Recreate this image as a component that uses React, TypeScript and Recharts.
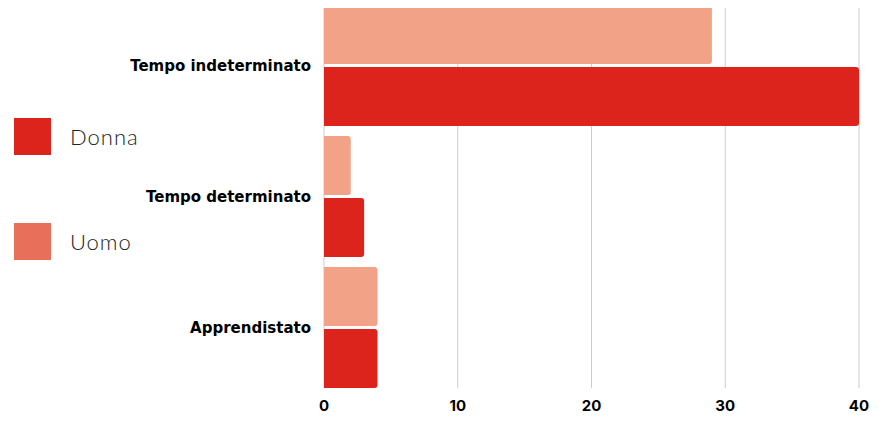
import { BarChart, Bar, XAxis, YAxis, CartesianGrid } from "recharts";

const categories = ["Tempo indeterminato", "Tempo determinato", "Apprendistato"];
const uomo = [29, 2, 4];
const donna = [40, 3, 4];
const xTicks = [0, 10, 20, 30, 40];

const DONNA = "#DC241C";
const UOMO = "#F1A287";
const UOMO_LEGEND = "#E8705A";

const data = categories.map((name, i) => ({ name, Uomo: uomo[i], Donna: donna[i] }));

const legendItems = [
  { label: "Donna", color: DONNA, top: 118 },
  { label: "Uomo", color: UOMO_LEGEND, top: 223 },
];

export default function App() {
  return (
    <div
      style={{
        position: "relative",
        width: 888,
        height: 422,
        margin: -8,
        background: "#fff",
        fontFamily: "Inter, sans-serif",
      }}
    >
      <BarChart
        width={888}
        height={422}
        data={data}
        layout="vertical"
        margin={{ top: 5, right: 29, bottom: 0, left: 0 }}
        barCategoryGap={5}
        barGap={3}
      >
        <CartesianGrid horizontal={false} stroke="#cccccc" />
        <XAxis
          type="number"
          domain={[0, 40]}
          ticks={xTicks}
          axisLine={false}
          tickLine={false}
          height={34}
          tickMargin={6}
          tick={{ fill: "#000", fontSize: 15, fontWeight: 700 }}
        />
        <YAxis
          type="category"
          dataKey="name"
          width={324}
          axisLine={false}
          tickLine={false}
          tickMargin={7}
          padding={{ top: -5, bottom: -5 }}
          tick={{ fill: "#000", fontSize: 15, fontWeight: 700, fontFamily: "DejaVu Sans" }}
        />
        <Bar dataKey="Uomo" fill={UOMO} radius={[0, 3, 3, 0]} isAnimationActive={false} />
        <Bar dataKey="Donna" fill={DONNA} radius={[0, 3, 3, 0]} isAnimationActive={false} />
      </BarChart>
      {legendItems.map((it) => (
        <div
          key={it.label}
          style={{ position: "absolute", left: 14, top: it.top, display: "flex", alignItems: "center" }}
        >
          <div style={{ width: 37, height: 37, background: it.color }} />
          <span
            style={{
              marginLeft: 19,
              fontSize: 22,
              fontWeight: 300,
              letterSpacing: 1,
              color: "#222",
              fontFamily: "Lato, sans-serif",
            }}
          >
            {it.label}
          </span>
        </div>
      ))}
    </div>
  );
}
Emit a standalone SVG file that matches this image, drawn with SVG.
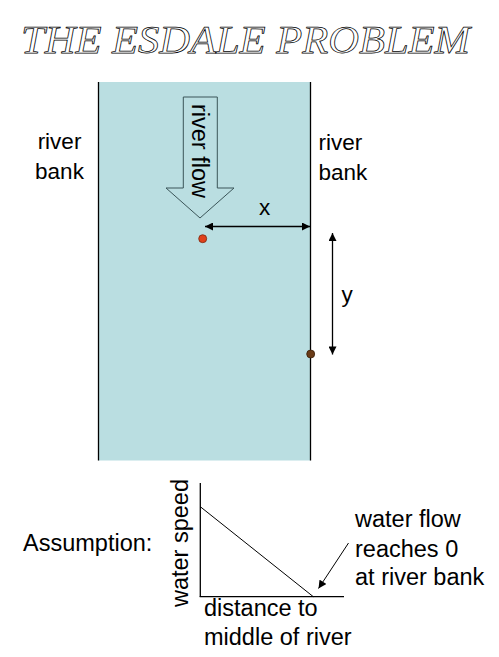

____

WHAT YOU SHOULD DO
Quote the listing above in full, except for the pictures.

THE OUTPUT
Recreate this image as a component that uses React, TypeScript and Recharts.
import { BarChart, Bar, XAxis, YAxis, CartesianGrid } from "recharts";

const categories = ["Tempo indeterminato", "Tempo determinato", "Apprendistato"];
const uomo = [29, 2, 4];
const donna = [40, 3, 4];
const xTicks = [0, 10, 20, 30, 40];

const DONNA = "#DC241C";
const UOMO = "#F1A287";
const UOMO_LEGEND = "#E8705A";

const data = categories.map((name, i) => ({ name, Uomo: uomo[i], Donna: donna[i] }));

const legendItems = [
  { label: "Donna", color: DONNA, top: 118 },
  { label: "Uomo", color: UOMO_LEGEND, top: 223 },
];

export default function App() {
  return (
    <div
      style={{
        position: "relative",
        width: 888,
        height: 422,
        margin: -8,
        background: "#fff",
        fontFamily: "Inter, sans-serif",
      }}
    >
      <BarChart
        width={888}
        height={422}
        data={data}
        layout="vertical"
        margin={{ top: 5, right: 29, bottom: 0, left: 0 }}
        barCategoryGap={5}
        barGap={3}
      >
        <CartesianGrid horizontal={false} stroke="#cccccc" />
        <XAxis
          type="number"
          domain={[0, 40]}
          ticks={xTicks}
          axisLine={false}
          tickLine={false}
          height={34}
          tickMargin={6}
          tick={{ fill: "#000", fontSize: 15, fontWeight: 700 }}
        />
        <YAxis
          type="category"
          dataKey="name"
          width={324}
          axisLine={false}
          tickLine={false}
          tickMargin={7}
          padding={{ top: -5, bottom: -5 }}
          tick={{ fill: "#000", fontSize: 15, fontWeight: 700, fontFamily: "DejaVu Sans" }}
        />
        <Bar dataKey="Uomo" fill={UOMO} radius={[0, 3, 3, 0]} isAnimationActive={false} />
        <Bar dataKey="Donna" fill={DONNA} radius={[0, 3, 3, 0]} isAnimationActive={false} />
      </BarChart>
      {legendItems.map((it) => (
        <div
          key={it.label}
          style={{ position: "absolute", left: 14, top: it.top, display: "flex", alignItems: "center" }}
        >
          <div style={{ width: 37, height: 37, background: it.color }} />
          <span
            style={{
              marginLeft: 19,
              fontSize: 22,
              fontWeight: 300,
              letterSpacing: 1,
              color: "#222",
              fontFamily: "Lato, sans-serif",
            }}
          >
            {it.label}
          </span>
        </div>
      ))}
    </div>
  );
}
Emit a standalone SVG file that matches this image, drawn with SVG.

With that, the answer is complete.